Creating a vision for your company? Don’t start with product use cases. Begin by understanding “use case experiences”

A VP of products for a B2B technology company was tasked to develop the next chapter of his company’s vision and roadmap. Recognizing the importance of building a value proposition shared and commonly understood across the company, he hosted a marketing & engineering “summit” designed to be a working session to take the first step on his journey to the marketing high ground. In many companies product roadmaps represent merely a collection of  feature enhancements and bug fixes. But, the intrepid VP wanted to leap frog this kind of tactical thinking. In order to be strategic, a new approach was required.

His “new approach” was actually not that revolutionary. In fact, it was really more of a back-to-basics approach that put the end-user customer, not the businesses they sold to, nor their own product or technology in the center of the universe.  Before diving into the nuts and bolts of specific features, he challenged the team to test their understanding of “use case experiences” shared by potential end-user target market segments. In other words, how well did the team really know the drivers, behaviors, and expectations of these users, regardless of the technology or products they used?

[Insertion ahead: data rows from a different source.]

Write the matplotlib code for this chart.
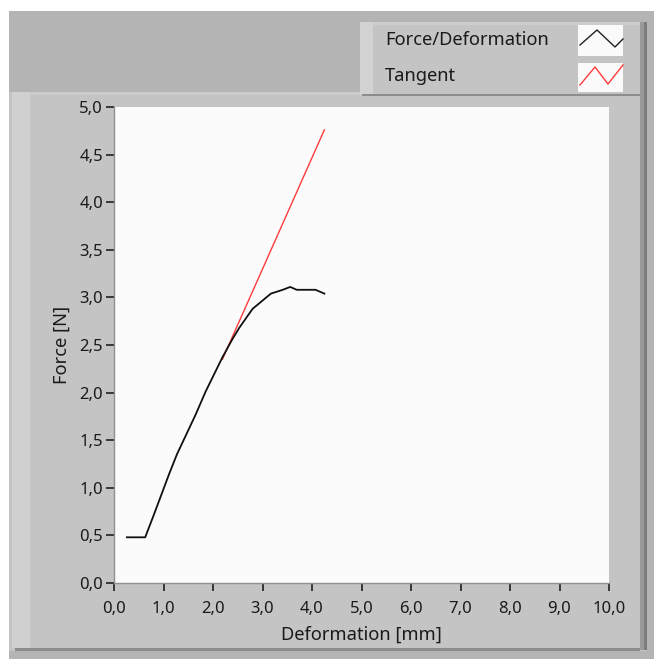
import matplotlib
matplotlib.use("Agg")
import matplotlib.pyplot as plt
from matplotlib.patches import Rectangle
from matplotlib.ticker import FuncFormatter, MultipleLocator

plt.rcParams['font.family'] = ['Noto Sans', 'DejaVu Sans']

# force / deformation curve (mm, N)
deform = [0.26, 0.63, 0.80, 1.11, 1.27, 1.65, 1.85, 2.19, 2.39, 2.53,
          2.80, 3.17, 3.41, 3.56, 3.69, 4.07, 4.25]
force = [0.48, 0.48, 0.71, 1.14, 1.35, 1.77, 2.01, 2.37, 2.56, 2.68,
         2.88, 3.04, 3.08, 3.11, 3.08, 3.08, 3.04]

# tangent line
tan_x = [2.19, 4.25]
tan_y = [2.35, 4.76]

legend_labels = ["Force/Deformation", "Tangent"]
x_label = "Deformation [mm]"
y_label = "Force [N]"

W, H = 654, 659
fig = plt.figure(figsize=(W / 100, H / 100), dpi=100)
fig.patch.set_facecolor("white")

# panel decoration in pixel coords
bg = fig.add_axes([0, 0, 1, 1], zorder=0)
bg.set_xlim(0, W)
bg.set_ylim(H, 0)
bg.axis("off")


def box(x0, y0, x1, y1, c):
    bg.add_patch(Rectangle((x0, y0), x1 - x0, y1 - y0, facecolor=c,
                           edgecolor="none"))


box(9, 11, W, H, "#b4b4b4")
box(9, 92, 647, 651, "#c4c4c4")
box(12, 92, 30, 648, "#d0d0d0")
box(30, 92, 640, 95, "#cccccc")
box(640, 22, 644, 650, "#9a9a9a")
box(644, 22, 647, 650, "#7c7c7c")
box(15, 648, 640, 651, "#8c8c8c")
# legend panel
box(360, 22, 640, 95, "#c4c4c4")
box(360, 22, 373, 95, "#d2d2d2")
box(373, 22, 640, 25, "#cdcdcd")
box(362, 94, 640, 96, "#8c8c8c")
box(578, 25, 623, 56, "#fafafa")
box(578, 63, 623, 92, "#fafafa")
bg.plot([580, 597, 615, 623], [45, 30, 47, 39], color="#202020", lw=1.0)
bg.plot([580, 595, 608, 623], [85, 67, 84, 65], color="#ff3a3a", lw=1.0)
bg.text(385, 40, legend_labels[0], fontsize=13.2, color="#1a1a1a",
        va="center", ha="left")
bg.text(385, 76, legend_labels[1], fontsize=13.2, color="#1a1a1a",
        va="center", ha="left")

# main plot
l, t, r, b = 114, 107, 609, 583
ax = fig.add_axes([l / W, 1 - b / H, (r - l) / W, (b - t) / H], zorder=2)
ax.set_facecolor("#fbfbfb")
ax.plot(tan_x, tan_y, color="#ff3a3a", lw=1.0)
ax.plot(deform, force, color="#101010", lw=1.3)
ax.set_xlim(0, 10)
ax.set_ylim(0, 5)
ax.xaxis.set_major_locator(MultipleLocator(1))
ax.yaxis.set_major_locator(MultipleLocator(0.5))
comma = FuncFormatter(lambda v, p: ("%.1f" % v).replace(".", ","))
ax.xaxis.set_major_formatter(comma)
ax.yaxis.set_major_formatter(comma)
ax.tick_params(axis="both", direction="out", length=6, width=1.2,
               color="#202020", labelsize=12, labelcolor="#1a1a1a", pad=2)
ax.tick_params(axis="x", pad=7)
for s in ["top", "right"]:
    ax.spines[s].set_visible(False)
for s in ["left", "bottom"]:
    ax.spines[s].set_color("#909090")
    ax.spines[s].set_linewidth(1.0)
ax.set_xlabel(x_label, fontsize=13.2, color="#1a1a1a", labelpad=6)
ax.set_ylabel(y_label, fontsize=13.2, color="#1a1a1a", labelpad=6)

fig.savefig("out.png", dpi=100)
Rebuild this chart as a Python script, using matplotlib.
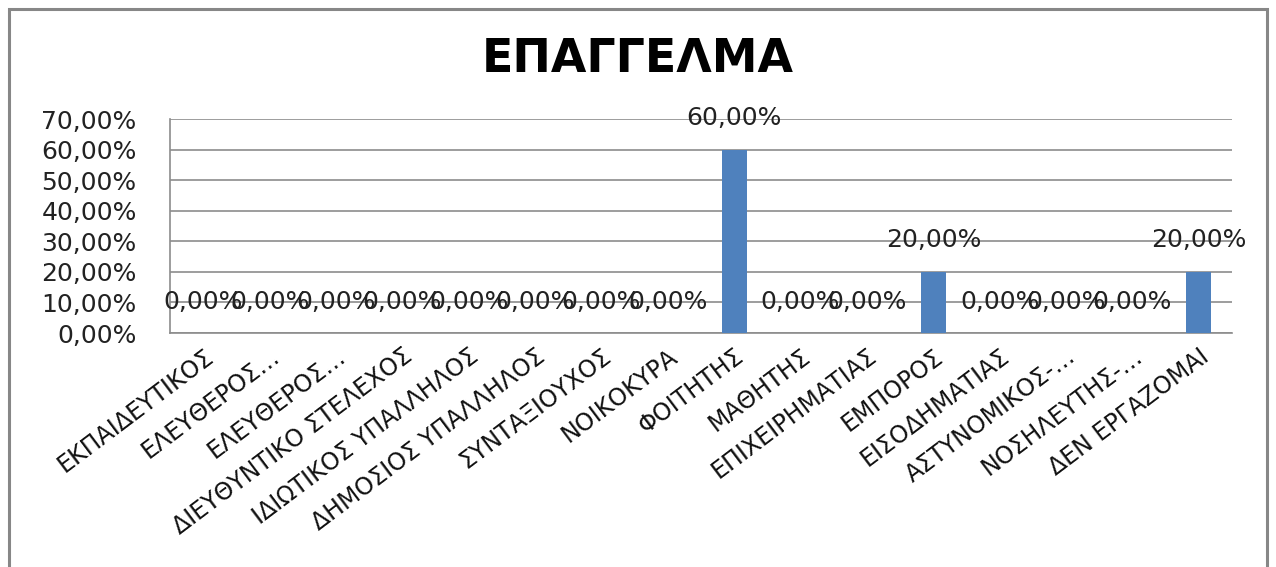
import numpy as np
import matplotlib
matplotlib.use("Agg")
import matplotlib.pyplot as plt
from matplotlib.patches import Rectangle

# data
categories = ["ΕΚΠΑΙΔΕΥΤΙΚΟΣ", "ΕΛΕΥΘΕΡΟΣ…", "ΕΛΕΥΘΕΡΟΣ…", "ΔΙΕΥΘΥΝΤΙΚΟ ΣΤΕΛΕΧΟΣ",
              "ΙΔΙΩΤΙΚΟΣ ΥΠΑΛΛΗΛΟΣ", "ΔΗΜΟΣΙΟΣ ΥΠΑΛΛΗΛΟΣ", "ΣΥΝΤΑΞΙΟΥΧΟΣ", "ΝΟΙΚΟΚΥΡΑ",
              "ΦΟΙΤΗΤΗΣ", "ΜΑΘΗΤΗΣ", "ΕΠΙΧΕΙΡΗΜΑΤΙΑΣ", "ΕΜΠΟΡΟΣ", "ΕΙΣΟΔΗΜΑΤΙΑΣ",
              "ΑΣΤΥΝΟΜΙΚΟΣ-…", "ΝΟΣΗΛΕΥΤΗΣ-…", "ΔΕΝ ΕΡΓΑΖΟΜΑΙ"]
values = [0, 0, 0, 0, 0, 0, 0, 0, 60, 0, 0, 20, 0, 0, 0, 20]
yticks = [0, 10, 20, 30, 40, 50, 60, 70]

def pct(v):
    return f"{v:.2f}".replace(".", ",") + "%"

fig = plt.figure(figsize=(12.76, 5.67), dpi=100)
ax = fig.add_axes([170 / 1276, 1 - 333 / 567, 1062 / 1276, 214 / 567])

x = np.arange(len(categories))
ax.bar(x, values, width=0.38, color="#4F81BD", zorder=3)

ax.set_xlim(-0.5, len(categories) - 0.5)
ax.set_ylim(0, 70)
ax.set_yticks(yticks)
ax.set_yticklabels([pct(v) for v in yticks], fontsize=18, color="#222222")
ax.tick_params(axis="y", length=0, pad=24)
ax.set_xticks(x)
ax.set_xticklabels(categories, rotation=37, ha="right", rotation_mode="anchor",
                   fontsize=17, color="#111111")
ax.tick_params(axis="x", length=0, pad=8)

ax.grid(axis="y", color="#8c8c8c", linewidth=1.2, zorder=0)
for s in ["top", "right"]:
    ax.spines[s].set_visible(False)
for s in ["left", "bottom"]:
    ax.spines[s].set_color("#8c8c8c")
    ax.spines[s].set_linewidth(1.2)

for xi, v in zip(x, values):
    ax.annotate(pct(v), (xi, v), xytext=(0, 14), textcoords="offset points",
                ha="center", va="bottom", fontsize=18, color="#222222", zorder=4)

fig.text(0.5, 1 - 59 / 567, "ΕΠΑΓΓΕΛΜΑ", ha="center", va="center",
         fontsize=33, fontweight="bold")

# outer chart frame
fig.patches.append(Rectangle((9 / 1276, -0.05), 1258 / 1276, 1.05 - 9 / 567,
                             transform=fig.transFigure, fill=False,
                             edgecolor="#878787", linewidth=2.2))

fig.savefig("out.png", dpi=100)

As an initial exercise, the VP asked the cross-functional team to decide which market segment(s) should be prioritized. Reflecting on the company’s current offerings, the team already knew that there were 3 primary segments of end users; from this they developed personas for Carly, Anne, and Frank.

With these personas in hand, the most relevant question became: How do these end-user customers want to engage a vendor, or any vendor, to solve their specific problem? What are their expectations? The VP broke the team into three smaller groups, each one tasked to illustrate a “use case experience” relevant to their assigned persona. The results of this exercise were profound.

First, I should reiterate that these use cases did NOT actually involve his company’s products or services. This was not a use case to educate or explain how/when/where a specific product or feature would be used. Instead, these use cases focused on the end user experience, regardless of which vendor filled the need.  Product use cases would be worked a bit later in his process.

What followed were lively discussions about the implications of the end-user experience as it related to their business model. In the end, the answer was clear to everyone that the end-user use case experience illustrated with Frank was just not that interesting.  However, Carly and Anne offered the richest business opportunity and the most technologically engaging option. Not only that, by drilling down into the use case experience, the team began to understand  the competitive differentiators and most relevant benefits required for winning these 2 audiences.

In the weeks that followed, the team honed it’s positioning strategy, built their story (using the message box technique), and then articulated a series of product use cases, highlighting how their platform and technology would outshine the competition.  This became the cornerstone to a new vision pitch and a fire that ignited the passion of engineers, marketers, and sales leaders across the company.